Intuitively, instead of letting all the topics to contribute in descriptions, it is reasonable to assume that each document or word has a few salient topical meanings. In comparison to LDA, the fact that STC directly achieves the document sparsity by imposing sparsity-inducing regularization on the inferred document representations, makes it advantages over LDA. The problem is that LDA is not able to discover sparse latent representations. That is mainly because LDA uses a Dirichlet distribution which prevents any zero contributions of words to topics and of topics to documents. As a result, due to the extreme density of the learned topics and new representations of documents, document sparsity will be equal to zero.
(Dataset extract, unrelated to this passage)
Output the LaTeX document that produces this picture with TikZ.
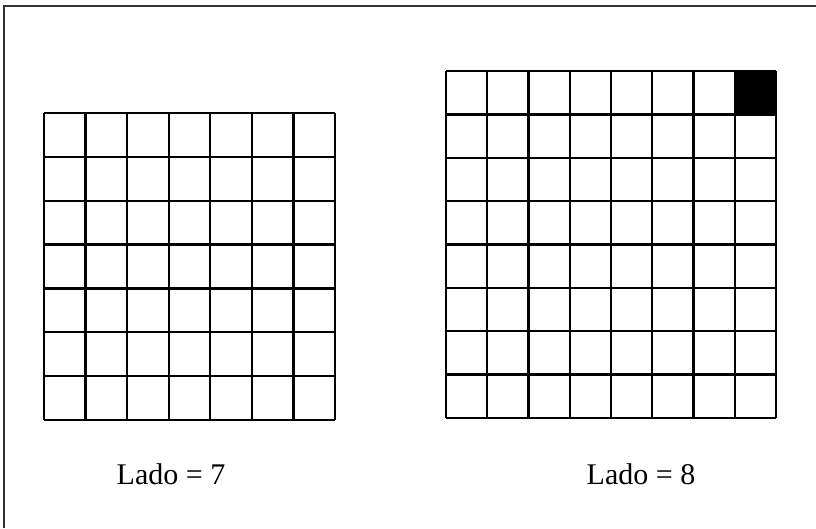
\documentclass[tikz,border=0pt]{standalone}
\usepackage{fontspec}
\setmainfont{Liberation Serif}
\begin{document}
\begin{tikzpicture}[x=1pt,y=-1pt,
  gridline/.style={line width=2.4pt,black},
  frameline/.style={line width=1.6pt,black!80},
  lbl/.style={font=\fontsize{30}{34}\selectfont,anchor=base,inner sep=0pt}]
\useasboundingbox (0,0) rectangle (816,528);
% frame (open at right and bottom)
\draw[frameline] (4,528) -- (4,6) -- (816,6);
% left grid 7x7
\foreach \i in {0,...,7}{
  \draw[gridline] ({44+\i*291/7},113) -- ({44+\i*291/7},420);
  \draw[gridline] (44,{113+\i*307/7}) -- (335,{113+\i*307/7});
}
% right grid 8x8
\fill[black] ({446+7*330/8},71) rectangle (776,{71+347/8});
\foreach \i in {0,...,8}{
  \draw[gridline] ({446+\i*330/8},71) -- ({446+\i*330/8},418);
  \draw[gridline] (446,{71+\i*347/8}) -- (776,{71+\i*347/8});
}
\node[lbl] (l7) at (171,484) {Lado = 7};
\node[lbl] (l8) at (641,484) {Lado = 8};
\end{tikzpicture}
\end{document}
Contrary to LDA, learning sparse latent representations of documents and deliberate contribution of only few topics to a document are allowed by STC. In document clustering and information retrieval, which are considered as large scale text mining applications, this sparsity is to be considered.

4 Conclusion

In this paper, we proposed a clustering topic model to simultaneously perform document clustering and modeling. Experiments demonstrated the fact that topic modeling task is closely related to document clustering and can mutually promote it. We conducted our experiments on two popular text datasets to evaluate the proposed model. The results indicated that through jointly topic modeling, our proposed CSTC method can achieve a much better performance compared to the traditional methods (Kmeans, NC and NMF) and better performance compared to other topic model based clustering methods (LDA, CTM, MGCTM, GLDA and LDA mixture model). According to the experimental results, CSTC significantly improves the accuracy and NMI of other methods by at least about 4% in the 20-Newsgroups dataset. These accuracy and NMI improvements are at least 4 and 2% respectively in the WebKB dataset.